Y'all. DO Y'ALL EVEN KNOW WHAT I HAD TO DO IF I BROUGHT HOME EVEN 1 F???? I'm talking I could have straight A's and 1 F, and I was scrubbing the baseboards, everyone's chores became mine, I couldn't even go to store, or be in the same room as a TV that was on. And he's only getting a KITCHEN for punishment? The kitchen was my chore OFF of punishment. Dishes, hand washed, every single night, no roll over, nothing.

So yes, I'm a little bit mad at how bad they are coddling S. THEN, I make dinner. S only eats highly highly highly processed junk food. I'm talking corn dogs and chicken patties every night. I'm talking pop tarts every single morning. He won't even LOOK at a meal that I've spent hours making.

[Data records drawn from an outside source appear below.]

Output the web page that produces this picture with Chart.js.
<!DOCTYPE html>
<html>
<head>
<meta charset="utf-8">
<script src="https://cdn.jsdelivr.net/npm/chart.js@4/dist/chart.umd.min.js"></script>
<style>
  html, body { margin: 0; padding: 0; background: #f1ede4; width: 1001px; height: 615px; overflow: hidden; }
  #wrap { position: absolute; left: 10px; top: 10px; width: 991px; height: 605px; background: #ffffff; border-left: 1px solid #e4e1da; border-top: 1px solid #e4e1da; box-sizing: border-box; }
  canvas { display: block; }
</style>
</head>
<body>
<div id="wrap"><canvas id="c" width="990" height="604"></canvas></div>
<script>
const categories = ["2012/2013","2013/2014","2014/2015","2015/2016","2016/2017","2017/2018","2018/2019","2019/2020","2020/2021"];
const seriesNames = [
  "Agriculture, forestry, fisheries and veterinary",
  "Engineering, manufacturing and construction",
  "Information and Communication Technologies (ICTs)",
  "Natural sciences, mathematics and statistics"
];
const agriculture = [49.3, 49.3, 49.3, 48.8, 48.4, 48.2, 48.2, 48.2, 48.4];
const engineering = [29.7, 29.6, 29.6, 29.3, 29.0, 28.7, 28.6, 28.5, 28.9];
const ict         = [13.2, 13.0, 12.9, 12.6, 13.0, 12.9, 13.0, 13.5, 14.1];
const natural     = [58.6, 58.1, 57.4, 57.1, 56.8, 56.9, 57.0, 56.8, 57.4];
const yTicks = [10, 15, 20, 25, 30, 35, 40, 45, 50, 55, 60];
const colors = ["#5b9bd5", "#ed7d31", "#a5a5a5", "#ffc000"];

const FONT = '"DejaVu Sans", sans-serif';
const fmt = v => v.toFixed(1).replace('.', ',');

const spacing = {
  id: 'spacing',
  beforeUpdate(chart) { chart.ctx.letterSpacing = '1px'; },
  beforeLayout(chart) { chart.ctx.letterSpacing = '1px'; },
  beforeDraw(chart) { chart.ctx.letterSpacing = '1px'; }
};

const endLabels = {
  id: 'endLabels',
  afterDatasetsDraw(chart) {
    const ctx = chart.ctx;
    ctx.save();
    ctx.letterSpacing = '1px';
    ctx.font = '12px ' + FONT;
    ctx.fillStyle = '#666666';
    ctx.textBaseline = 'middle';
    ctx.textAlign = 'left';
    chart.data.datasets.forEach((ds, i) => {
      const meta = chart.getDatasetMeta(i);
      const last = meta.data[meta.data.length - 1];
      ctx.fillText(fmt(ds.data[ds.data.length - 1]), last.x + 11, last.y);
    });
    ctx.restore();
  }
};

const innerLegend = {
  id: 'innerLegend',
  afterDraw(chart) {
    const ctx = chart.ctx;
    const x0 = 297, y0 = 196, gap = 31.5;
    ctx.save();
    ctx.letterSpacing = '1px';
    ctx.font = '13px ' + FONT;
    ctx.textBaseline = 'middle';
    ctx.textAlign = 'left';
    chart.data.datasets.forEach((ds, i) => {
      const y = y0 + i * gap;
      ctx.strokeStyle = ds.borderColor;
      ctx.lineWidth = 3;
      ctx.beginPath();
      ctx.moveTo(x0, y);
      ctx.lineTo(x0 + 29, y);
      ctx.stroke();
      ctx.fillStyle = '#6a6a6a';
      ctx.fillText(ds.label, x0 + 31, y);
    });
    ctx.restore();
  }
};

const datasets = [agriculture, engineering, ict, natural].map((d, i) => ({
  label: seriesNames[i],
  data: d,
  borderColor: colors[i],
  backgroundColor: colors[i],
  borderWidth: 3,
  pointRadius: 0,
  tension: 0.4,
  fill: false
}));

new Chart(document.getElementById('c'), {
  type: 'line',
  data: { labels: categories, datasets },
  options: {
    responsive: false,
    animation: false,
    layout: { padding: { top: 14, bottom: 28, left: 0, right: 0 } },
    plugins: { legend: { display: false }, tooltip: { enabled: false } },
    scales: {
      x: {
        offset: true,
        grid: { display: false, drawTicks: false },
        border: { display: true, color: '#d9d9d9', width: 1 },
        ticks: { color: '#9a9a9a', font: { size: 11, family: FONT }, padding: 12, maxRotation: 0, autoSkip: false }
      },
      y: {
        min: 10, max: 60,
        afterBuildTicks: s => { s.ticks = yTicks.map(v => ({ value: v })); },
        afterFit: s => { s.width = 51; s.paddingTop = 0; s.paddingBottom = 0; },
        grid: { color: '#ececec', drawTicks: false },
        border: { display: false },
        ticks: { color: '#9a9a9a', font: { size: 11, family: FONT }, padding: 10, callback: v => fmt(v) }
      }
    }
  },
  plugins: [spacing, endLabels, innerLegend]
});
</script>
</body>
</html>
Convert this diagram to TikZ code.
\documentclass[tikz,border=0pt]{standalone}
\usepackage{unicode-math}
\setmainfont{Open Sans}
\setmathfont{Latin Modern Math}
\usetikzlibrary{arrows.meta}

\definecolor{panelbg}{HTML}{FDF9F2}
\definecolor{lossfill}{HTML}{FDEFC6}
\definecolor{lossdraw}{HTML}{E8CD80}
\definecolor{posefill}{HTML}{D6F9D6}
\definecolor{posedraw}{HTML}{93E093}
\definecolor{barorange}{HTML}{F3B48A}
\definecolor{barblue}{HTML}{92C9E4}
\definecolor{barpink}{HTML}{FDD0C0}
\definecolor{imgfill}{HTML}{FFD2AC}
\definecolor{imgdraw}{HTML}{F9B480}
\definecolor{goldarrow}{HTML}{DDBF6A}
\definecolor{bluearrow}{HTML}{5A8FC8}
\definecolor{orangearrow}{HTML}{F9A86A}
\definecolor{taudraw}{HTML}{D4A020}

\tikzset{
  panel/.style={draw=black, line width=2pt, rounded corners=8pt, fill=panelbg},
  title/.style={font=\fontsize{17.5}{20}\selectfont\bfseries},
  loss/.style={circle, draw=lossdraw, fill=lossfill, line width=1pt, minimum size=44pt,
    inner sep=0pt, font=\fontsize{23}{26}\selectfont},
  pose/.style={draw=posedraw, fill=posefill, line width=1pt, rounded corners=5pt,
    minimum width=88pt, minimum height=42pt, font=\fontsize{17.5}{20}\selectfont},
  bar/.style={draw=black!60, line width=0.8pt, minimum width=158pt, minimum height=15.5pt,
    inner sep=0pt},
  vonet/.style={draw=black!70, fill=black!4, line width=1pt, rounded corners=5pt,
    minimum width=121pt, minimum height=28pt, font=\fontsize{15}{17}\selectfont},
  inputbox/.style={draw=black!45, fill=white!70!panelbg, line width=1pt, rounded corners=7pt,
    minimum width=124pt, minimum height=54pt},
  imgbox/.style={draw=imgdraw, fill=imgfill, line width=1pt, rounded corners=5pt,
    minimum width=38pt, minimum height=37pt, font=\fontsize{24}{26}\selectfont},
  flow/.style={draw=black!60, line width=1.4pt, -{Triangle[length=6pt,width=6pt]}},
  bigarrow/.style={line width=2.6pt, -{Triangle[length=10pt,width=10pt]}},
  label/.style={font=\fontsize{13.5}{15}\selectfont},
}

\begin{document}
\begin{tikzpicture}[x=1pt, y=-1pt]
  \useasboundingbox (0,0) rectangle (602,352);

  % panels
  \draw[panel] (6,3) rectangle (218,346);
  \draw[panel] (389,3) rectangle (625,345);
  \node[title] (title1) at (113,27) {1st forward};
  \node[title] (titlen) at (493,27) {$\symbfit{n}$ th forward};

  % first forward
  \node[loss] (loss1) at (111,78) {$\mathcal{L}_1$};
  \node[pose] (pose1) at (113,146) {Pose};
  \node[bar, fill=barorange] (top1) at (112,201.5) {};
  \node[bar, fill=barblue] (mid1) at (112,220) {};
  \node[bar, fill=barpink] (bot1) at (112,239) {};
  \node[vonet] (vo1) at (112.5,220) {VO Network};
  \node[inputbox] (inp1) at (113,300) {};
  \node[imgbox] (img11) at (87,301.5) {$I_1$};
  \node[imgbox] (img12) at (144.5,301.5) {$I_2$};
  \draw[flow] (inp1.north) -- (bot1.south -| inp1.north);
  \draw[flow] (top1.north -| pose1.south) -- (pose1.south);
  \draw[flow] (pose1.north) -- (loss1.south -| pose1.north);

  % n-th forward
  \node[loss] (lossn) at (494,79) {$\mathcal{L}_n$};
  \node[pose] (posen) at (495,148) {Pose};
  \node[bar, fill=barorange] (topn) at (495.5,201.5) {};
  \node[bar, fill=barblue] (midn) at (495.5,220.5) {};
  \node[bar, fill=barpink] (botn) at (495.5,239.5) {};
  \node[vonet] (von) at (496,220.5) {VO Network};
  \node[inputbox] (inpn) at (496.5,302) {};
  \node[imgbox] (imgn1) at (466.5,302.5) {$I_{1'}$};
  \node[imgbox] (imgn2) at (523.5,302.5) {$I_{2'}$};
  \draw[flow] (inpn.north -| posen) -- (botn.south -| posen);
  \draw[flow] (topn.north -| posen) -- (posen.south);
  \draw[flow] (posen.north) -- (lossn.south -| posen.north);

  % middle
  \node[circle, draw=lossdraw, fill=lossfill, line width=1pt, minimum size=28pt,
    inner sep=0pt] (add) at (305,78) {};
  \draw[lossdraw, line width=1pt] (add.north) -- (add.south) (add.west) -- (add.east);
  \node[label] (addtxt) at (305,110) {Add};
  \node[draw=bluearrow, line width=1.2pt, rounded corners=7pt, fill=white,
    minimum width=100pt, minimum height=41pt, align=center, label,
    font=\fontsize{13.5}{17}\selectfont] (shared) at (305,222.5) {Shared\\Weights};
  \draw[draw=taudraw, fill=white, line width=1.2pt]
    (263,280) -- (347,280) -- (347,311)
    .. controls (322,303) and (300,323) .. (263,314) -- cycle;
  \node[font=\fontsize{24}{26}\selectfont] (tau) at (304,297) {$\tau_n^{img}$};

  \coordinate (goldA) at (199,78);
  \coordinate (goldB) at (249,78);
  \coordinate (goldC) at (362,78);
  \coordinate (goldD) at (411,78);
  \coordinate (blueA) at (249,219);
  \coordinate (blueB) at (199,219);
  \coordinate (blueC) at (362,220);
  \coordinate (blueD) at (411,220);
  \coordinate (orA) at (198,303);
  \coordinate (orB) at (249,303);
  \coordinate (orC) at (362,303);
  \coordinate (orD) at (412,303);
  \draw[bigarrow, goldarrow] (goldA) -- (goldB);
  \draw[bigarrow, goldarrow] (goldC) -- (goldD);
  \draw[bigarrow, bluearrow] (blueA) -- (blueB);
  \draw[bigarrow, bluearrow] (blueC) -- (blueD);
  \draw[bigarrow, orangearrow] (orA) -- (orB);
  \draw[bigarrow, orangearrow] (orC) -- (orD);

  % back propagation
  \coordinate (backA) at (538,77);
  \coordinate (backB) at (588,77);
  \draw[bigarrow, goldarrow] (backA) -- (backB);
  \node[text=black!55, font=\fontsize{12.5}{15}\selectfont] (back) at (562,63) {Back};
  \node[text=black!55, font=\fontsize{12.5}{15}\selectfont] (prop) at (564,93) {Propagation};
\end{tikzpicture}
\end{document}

I know I'm not a bad cook, A, the 14 year old, eats it no fuss, as does everyone who isn't S. It's not that I'm making foods he doesn't like, he won't even try things he's never had before. It's him being over coddled and not experiencing anything other that like 6 foods. So, you know what? I'm their parent now, I'm going to raise them how they SHOULD have been raised, and I made dinner. A dinner S has never had before, and he didn't want it. Why? Because, "I don't want to try it." Okay, whatever, fine. Your little ass is going to sit in that chair and if you don't even touch it within an hour, I'll ask you if you want it still. If you tell me no, fine. Throw it away, your not getting anything but water for the rest of the night. One night of going to bed hungry BY CHOICE will not kill him, it's not child abuse, he was given food and he decided not to eat it. It's not like I served him stale bread and a half cooked dog, it was farfelle, a type of pasta. I'm not going to WASTE food to accommodate his picky, unhealthy eating habits. It's only a year before I move out and then our loving estranged father gets to go back to raising him, I need to make some type of impression on him because he doesn't clean, doesn't eat right, and is coddled. I refuse to raise an entitled brat of a kid because after a short few years the real world is going to have him and lord knows everyone hates the self centered entitled brat yelling at the cashier about prices or waitresses for not getting their drink refilled fast enough.

Okay, I feel a whole lot better now. On a side note, does anyone know how to correct a picky eater under the radar? Someone must have a picky eater on here.

240 views • 2 upvotes • 6 comments

COMMENT (6)

Am

Posted at
I have 12 year old.... he's 13 in 2 weeks... if he makes it that far! Its a delightful age. His punishment was far from harsh tell the grandparents to back off. As for food, I use the rule of you have to try everything once. Fair enough if you don't like it, but you have to try it. If he continues he will get sick on the processed food so keep it up. My son refused a meal ONCE as a toddler.... after trying over and over to get him to eat it.... I gave it to the dog in front of him! He's never refused a meal ever since!! Lol . The dog thought it was Christmas! Lol. Just keep going. Explain to granny etc why you are doing these things. If they have any sense they will support you. Good luck!

Ti

Posted at
Maybe you could teach S how cook. Maybe if he or she sees how you do it, then maybe they will see how the process is Into making a meal and maybe want to try more. Maybe if they got F's you could tell them they need to cook with you for one week as a punishment instead of cleaning. Or that and also drying the dishes and putting them away. That way he feels like they a part of it all and and maybe will open their mind to new foods?

Ti

Tiffany • Dec 20, 2016
it can't hurt that's for sure lol

Ro

Robin • Dec 20, 2016
That could possibly work. I'll have to try it out.

Ro

Posted at
Day Number 2: Now he knows he has the backing of the Grandparents, he REFUSES to touch anything I make. He didn't even look at it/know what it was and he refused it. "I want what I cook." I have no idea how to keep my cool, I'm so frustrated and angry, I'm going to Mom's for a few days.

Km

Posted at
As a picky eater I can tell you, when things aren't made to how I like, I can make food for myself. And you are the oldest. The tester child. Each child is different, but you were probably the one they thought they had to be strictest on.And grandparents are going to do what they will, nothing you can do against it. If it becomes a big problem, talk to your dad about talking to them.